Après les paquets de cigarettes neutres, doit-on s’attendre à voir apparaître dans nos pharmacies des boîtes de pastilles pour la gorge, d’antispasmodiques ou d’antihistaminiques sans nom de marque ?
C’est en tout cas la recommandation faite par l’Agence nationale de sécurité du médicament (ANSM). En février dernier, celle-ci a publié un rapport dans lequel elle préconise de rendre moins visibles le nom des marques et les arômes sur le devant des boîtes de médicaments sans ordonnance. Seules la dénomination scientifique des substances actives et l’indication du médicament seraient explicitement visibles. Ainsi, par exemple, une boîte d’Imodium ne présenterait plus comme repère que "Chlorhydrate lopéramide" et "diarrhées aiguës passagères".
Des "boîtes plus lisibles pour prévenir les erreurs" affirme l’ANSM
L’objectif d’une telle recommandation ? Limiter les usages inappropriés des médicaments car, selon l’ANSM, de nombreux patients préfèrent se référer à la marque d’un médicament plutôt qu’à ses propriétés actives et ses usages. Or, cela n’est pas sans risque. Cela peut même, en cas d’effet secondaire, compliquer sa prise en charge car le patient ne sait pas quelle(s) molécule(s) de la marque il a pris.
"Aujourd'hui, les patients ne retiennent que la marque. Et certaines recouvrent jusqu'à huit médicaments différents. C'est le travers : des patients qui se plaignent d'effets secondaires à leur pharmacien ne savent pas quel médicament ils ont pris", explique à FranceInfo la directrice juridique de l'ANSM, Carole Le Saulnier. "Nous voulons faire en sorte que les paquets soient le plus lisibles possible, pour prévenir les erreurs", ajoute le directeur de la surveillance, Patrick Maison.
"Des risques de confusion" selon l’AFIPA
Un constat que ne partage pas l’Association française de l’industrie pharmaceutique pour une automédication responsable (AFIPA). Dans un communiqué daté du 31 mai, l’association pointe les "risques de confusion entre les différents conditionnements de médicaments découlant de cette nouvelle mesure" en mettant en avant une "moindre visibilité" et une "ressemblance entre les packs". "Cette recommandation ne servira pas l’objectif annoncé par l’ANSM de réduction des erreurs médicamenteuses, mais entrainera des effets contraires préjudiciables à la santé des patients", déclare-t-elle.

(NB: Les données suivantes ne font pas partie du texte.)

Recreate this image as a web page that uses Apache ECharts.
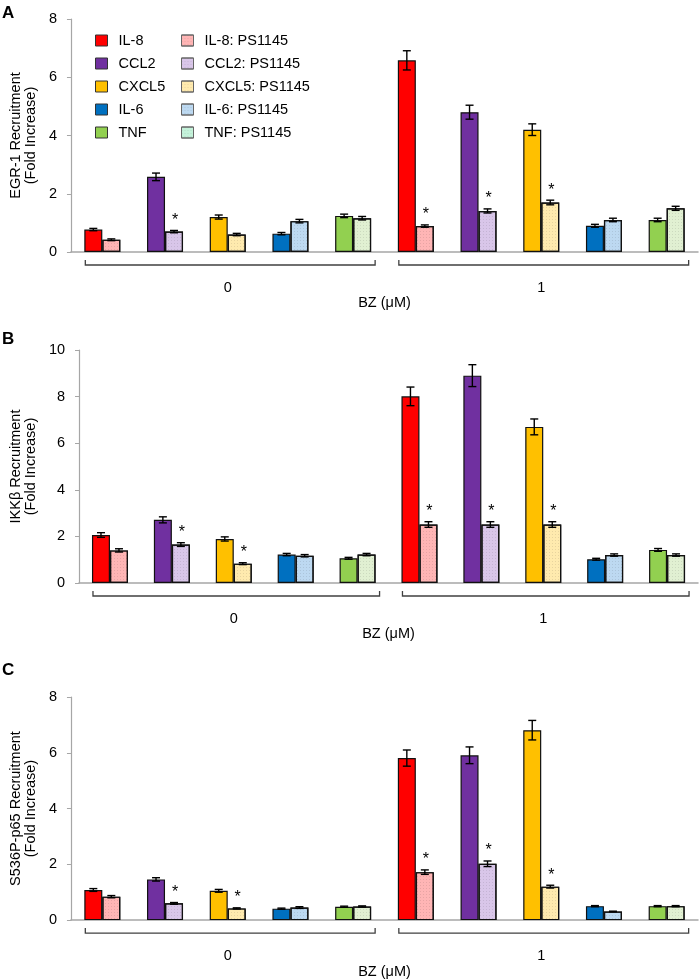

"C’est au pharmacien d’associer le conseil"
Mais qu’en pensent les pharmaciens ? Au plus près de la patientèle, à qui ils délivrent médicaments et conseils, ce sont eux qui sont concernés par cet éventuel nouveau packaging "banalisé".

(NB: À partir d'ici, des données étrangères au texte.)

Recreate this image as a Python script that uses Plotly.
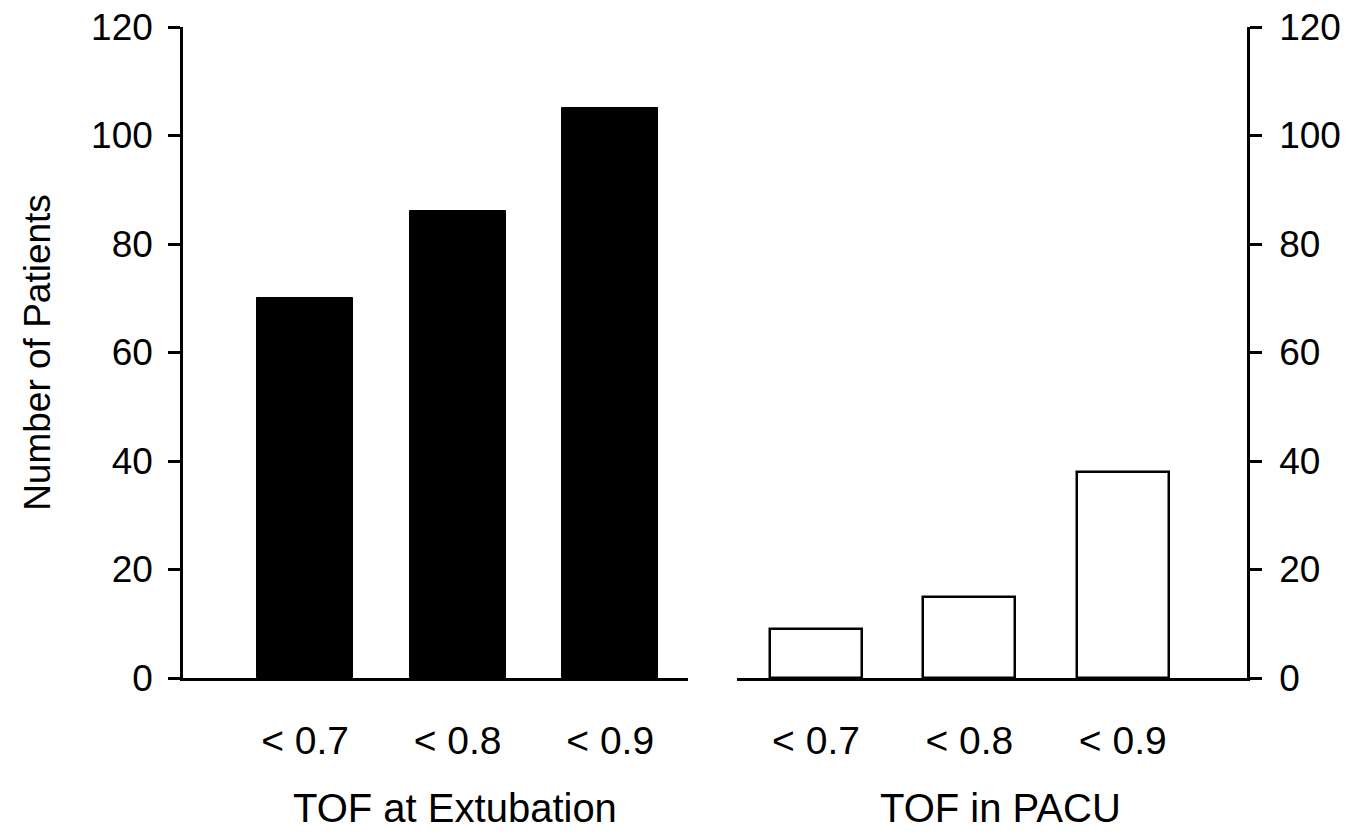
import plotly.graph_objects as go

categories = ["< 0.7", "< 0.8", "< 0.9"]
extubation_counts = [70, 86, 105]
pacu_counts = [9, 15, 38]
y_ticks = [0, 20, 40, 60, 80, 100, 120]
group_titles = ["TOF at Extubation", "TOF in PACU"]
y_title = "Number of Patients"

W, H = 1351, 836
TOP, BOTTOM = 27, 678
FONT = "Liberation Sans, Arial, sans-serif"

fig = go.Figure()
fig.add_trace(go.Bar(
    x=categories, y=extubation_counts, xaxis="x", yaxis="y",
    marker=dict(color="black", line=dict(color="black", width=1)),
    width=0.63, showlegend=False,
))
fig.add_trace(go.Bar(
    x=categories, y=pacu_counts, xaxis="x2", yaxis="y2",
    marker=dict(color="white", line=dict(color="black", width=2.5)),
    width=0.6, showlegend=False,
))

axis_common = dict(showline=True, linecolor="black", linewidth=2.5,
                   showgrid=False, zeroline=False)
tickfont = dict(family=FONT, size=37, color="black")
catfont = dict(family=FONT, size=39, color="black")

fig.update_layout(
    width=W, height=H,
    paper_bgcolor="white", plot_bgcolor="white",
    margin=dict(l=0, r=0, t=TOP, b=H - BOTTOM, autoexpand=False),
    font=dict(family=FONT, color="black"),
    bargap=0,
    xaxis=dict(domain=[183 / W, 688 / W], anchor="y", range=[-0.8, 2.51],
               type="category", ticks="", tickfont=catfont,
               ticklabelstandoff=26, **axis_common),
    yaxis=dict(domain=[0, 1], anchor="x", range=[0, 120], tickvals=y_ticks,
               ticks="outside", ticklen=12, tickwidth=2.5, tickcolor="black",
               tickfont=tickfont, ticklabelstandoff=8,
               title=dict(text=y_title, font=dict(family=FONT, size=37, color="black"),
                          standoff=30),
               **axis_common),
    xaxis2=dict(domain=[737 / W, 1247 / W], anchor="y2", range=[-0.515, 2.81],
                type="category", ticks="", tickfont=catfont,
                ticklabelstandoff=26, **axis_common),
    yaxis2=dict(domain=[0, 1], anchor="x2", side="right", range=[0, 120], tickvals=y_ticks,
                ticks="outside", ticklen=12, tickwidth=2.5, tickcolor="black",
                tickfont=tickfont, ticklabelstandoff=10, **axis_common),
)

title_y = (BOTTOM - 808) / (BOTTOM - TOP)
fig.add_annotation(text=group_titles[0], xref="paper", yref="paper",
                   x=455 / W, y=title_y, yanchor="middle", xanchor="center",
                   showarrow=False, font=dict(family=FONT, size=40, color="black"))
fig.add_annotation(text=group_titles[1], xref="paper", yref="paper",
                   x=1000 / W, y=title_y, yanchor="middle", xanchor="center",
                   showarrow=False, font=dict(family=FONT, size=40, color="black"))

fig.write_html("out.html")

Pour une pharmacienne que nous avons contactée à Cormeilles-en-Parisis, dans le Val d’Oise (95), ces boîtes neutres favoriseraient davantage le conseil auprès des patients. "Le problème, avec les médicaments sans ordonnance, c’est qu’ils favorisent l’autodiagnostic, et que celui-ci est parfois erroné". "Il n’est pas rare qu’un client nous demande d’emblée de l’Imodium pour les diarrhées ou du Zyrtec pour les allergies car il a posé le diagnostic lui-même. Notre métier, c’est aussi de lui poser les bonnes questions pour savoir si le médicament qu’il demande est le plus approprié : s’il est pour lui, s’il en a déjà pris, s’il connaît les contre-indications. Et évidemment, quels sont les symptômes qui le poussent à le prendre."

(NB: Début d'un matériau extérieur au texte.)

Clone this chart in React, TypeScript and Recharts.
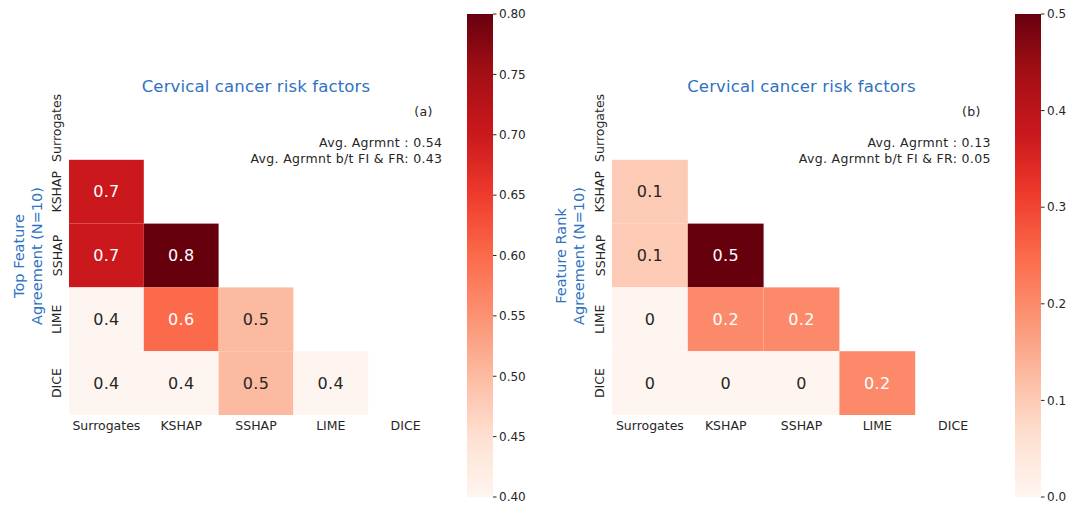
import React from "react";
import { ScatterChart, Scatter, XAxis, YAxis, BarChart, Bar } from "recharts";

const methods = ["Surrogates", "KSHAP", "SSHAP", "LIME", "DICE"];

// lower triangle rows (row index 1..4), values per column
const featureAgreement = [
  [0.7],
  [0.7, 0.8],
  [0.4, 0.6, 0.5],
  [0.4, 0.4, 0.5, 0.4],
];
const rankAgreement = [
  [0.1],
  [0.1, 0.5],
  [0, 0.2, 0.2],
  [0, 0, 0, 0.2],
];

const ticksA = [0.4, 0.45, 0.5, 0.55, 0.6, 0.65, 0.7, 0.75, 0.8];
const ticksB = [0, 0.1, 0.2, 0.3, 0.4, 0.5];

const REDS = ["#fff5f0", "#fee0d2", "#fcbba1", "#fc9272", "#fb6a4a", "#ef3b2c", "#cb181d", "#a50f15", "#67000d"];
const FONT = "DejaVu Sans, sans-serif";
const INK = "#262626";
const BLUE = "#2f72c2";

const hex = (h: string) => [1, 3, 5].map((i) => parseInt(h.slice(i, i + 2), 16));

function reds(t: number) {
  const c = Math.max(0, Math.min(1, t)) * (REDS.length - 1);
  const i = Math.min(Math.floor(c), REDS.length - 2);
  const f = c - i;
  const a = hex(REDS[i]);
  const b = hex(REDS[i + 1]);
  return a.map((v, k) => Math.round(v + (b[k] - v) * f));
}

function textColor(rgb: number[]) {
  const lin = rgb.map((v) => {
    const s = v / 255;
    return s <= 0.03928 ? s / 12.92 : Math.pow((s + 0.055) / 1.055, 2.4);
  });
  const lum = 0.2126 * lin[0] + 0.7152 * lin[1] + 0.0722 * lin[2];
  return lum > 0.408 ? INK : "#ffffff";
}

function toCells(rows: number[][]) {
  const out: { x: number; y: number; v: number }[] = [];
  rows.forEach((r, ri) => r.forEach((v, ci) => out.push({ x: ci + 0.5, y: ri + 1.5, v })));
  return out;
}

const H = 506;
const TOP = 96;
const BOTTOM = 415;

function Heatmap({ rows, vmin, vmax, left, yw }: { rows: number[][]; vmin: number; vmax: number; left: number; yw: number }) {
  const width = 460;
  const right = width - yw - (left === 0 ? 374 : 379);
  const cw = (width - yw - right) / 5;
  const ch = (BOTTOM - TOP) / 5;
  const cells = toCells(rows);
  const shape = (p: any) => {
    const rgb = reds((p.payload.v - vmin) / (vmax - vmin));
    return (
      <g>
        <rect x={p.cx - cw / 2} y={p.cy - ch / 2} width={cw} height={ch} fill={`rgb(${rgb.join(",")})`} />
        <text x={p.cx} y={p.cy} dy="0.36em" textAnchor="middle" fontSize={16} letterSpacing={0.3} fontFamily={FONT} fill={textColor(rgb)}>
          {String(p.payload.v)}
        </text>
      </g>
    );
  };
  const xTick = (p: any) => (
    <text x={p.x} y={p.y} dy="0.71em" textAnchor="middle" fontSize={12.5} fontFamily={FONT} fill={INK}>
      {methods[Math.floor(p.payload.value)]}
    </text>
  );
  const yTick = (p: any) => (
    <text x={p.x} y={p.y} transform={`rotate(-90 ${p.x} ${p.y})`} textAnchor="middle" fontSize={12.5} fontFamily={FONT} fill={INK}>
      {methods[Math.floor(p.payload.value)]}
    </text>
  );
  return (
    <div style={{ position: "absolute", left, top: 0 }}>
      <ScatterChart width={width} height={H} margin={{ top: TOP, right, bottom: H - BOTTOM - 30, left: 0 }}>
        <XAxis type="number" dataKey="x" domain={[0, 5]} ticks={[0.5, 1.5, 2.5, 3.5, 4.5]} tick={xTick} axisLine={false} tickLine={false} tickSize={0} tickMargin={5.7} height={30} interval={0} />
        <YAxis type="number" dataKey="y" domain={[0, 5]} reversed ticks={[0.5, 1.5, 2.5, 3.5, 4.5]} tick={yTick} axisLine={false} tickLine={false} tickSize={0} tickMargin={7.5} width={yw} interval={0} />
        <Scatter data={cells} shape={shape} isAnimationActive={false} />
      </ScatterChart>
    </div>
  );
}

function ColorBar({ vmin, vmax, ticks, digits, left, width, gid }: { vmin: number; vmax: number; ticks: number[]; digits: number; left: number; width: number; gid: string }) {
  const data = [{ name: "cb", range: [vmin, vmax] }];
  return (
    <div style={{ position: "absolute", left, top: 0 }}>
      <BarChart width={width} height={H} data={data} margin={{ top: 14, right: width - 7 - 26 - 28, bottom: 9, left: 7 }} barCategoryGap={0}>
        <XAxis dataKey="name" hide />
        <YAxis orientation="right" type="number" domain={[vmin, vmax]} ticks={ticks} width={28} axisLine={false} tickSize={3.5} tickMargin={2.5} tickLine={{ stroke: INK }} tick={{ fontSize: 12, fontFamily: FONT, fill: INK }} tickFormatter={(v: number) => v.toFixed(digits)} interval={0} />
        <Bar dataKey="range" fill={`url(#${gid})`} isAnimationActive={false} />
      </BarChart>
    </div>
  );
}

function Texts() {
  const t = { fontFamily: FONT, fill: INK, fontSize: 12.5, letterSpacing: 0.32 } as const;
  const title = { fontFamily: FONT, fill: BLUE, fontSize: 16.5, letterSpacing: 0.15, textAnchor: "middle" } as const;
  const ylab = { fontFamily: FONT, fill: BLUE, fontSize: 14.5, textAnchor: "middle" } as const;
  return (
    <svg width={1076} height={H} style={{ position: "absolute", left: 0, top: 0, pointerEvents: "none" }}>
      <defs>
        {["gA", "gB"].map((id) => (
          <linearGradient key={id} id={id} x1="0" y1="1" x2="0" y2="0">
            {REDS.map((c, i) => (
              <stop key={i} offset={i / (REDS.length - 1)} stopColor={c} />
            ))}
          </linearGradient>
        ))}
      </defs>
      <text x={256} y={92.3} {...title}>Cervical cancer risk factors</text>
      <text x={432.7} y={116} textAnchor="end" {...t}>(a)</text>
      <text x={442.3} y={147.3} textAnchor="end" {...t}>Avg. Agrmnt : 0.54</text>
      <text x={442.3} y={163.3} textAnchor="end" {...t}>Avg. Agrmnt b/t FI &amp; FR: 0.43</text>
      <text x={23.5} y={256} transform="rotate(-90 23.5 256)" {...ylab}>Top Feature</text>
      <text x={41.5} y={256} transform="rotate(-90 41.5 256)" {...ylab}>Agreement (N=10)</text>

      <text x={801.5} y={92.3} {...title}>Cervical cancer risk factors</text>
      <text x={980.7} y={116} textAnchor="end" {...t}>(b)</text>
      <text x={990.7} y={147.3} textAnchor="end" {...t}>Avg. Agrmnt : 0.13</text>
      <text x={990.7} y={163.3} textAnchor="end" {...t}>Avg. Agrmnt b/t FI &amp; FR: 0.05</text>
      <text x={566} y={256} transform="rotate(-90 566 256)" {...ylab}>Feature Rank</text>
      <text x={584} y={256} transform="rotate(-90 584 256)" {...ylab}>Agreement (N=10)</text>
    </svg>
  );
}

export default function App() {
  return (
    <div style={{ position: "absolute", left: 0, top: 0, width: 1076, height: H, background: "#fff", overflow: "hidden" }}>
      <Texts />
      <Heatmap rows={featureAgreement} vmin={0.4} vmax={0.8} left={0} yw={69} />
      <Heatmap rows={rankAgreement} vmin={0} vmax={0.5} left={540} yw={72} />
      <ColorBar vmin={0.4} vmax={0.8} ticks={ticksA} digits={2} left={460} width={80} gid="gA" />
      <ColorBar vmin={0} vmax={0.5} ticks={ticksB} digits={1} left={1008} width={68} gid="gB" />
    </div>
  );
}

Toutefois, la pharmacienne partage les inquiétudes de l’AFIPA. "Cela risque malgré tout de créer de la confusion, notamment chez les patients plus âgés. C’est déjà le cas pour les médicaments délivrés sur ordonnance lorsque l’on donne le générique au lieu du princeps : ils ont l’habitude de se référer à la forme du médicament, à sa couleur. Si plus rien n’est visible sur l’emballage, ils auront encore moins de repères", analyse-t-elle.
D’où la nécessité de demander conseil à son pharmacien ou à sa pharmacienne avant toute prise de médicament, même s’il est accessible sans ordonnance. "Il ne faut pas oublier qu’ils ne sont pas pour autant sans danger pour la santé. Même lorsqu’il vend une simple boîte de pastilles pour la gorge, c’est au pharmacien d’associer le conseil, de se renseigner pour savoir si sa prise est vraiment recommandée. Mais supprimer le nom du médicament est à mon sens inutile, voire dangereux car il risque de perturber davantage les patients", conclut la pharmacienne.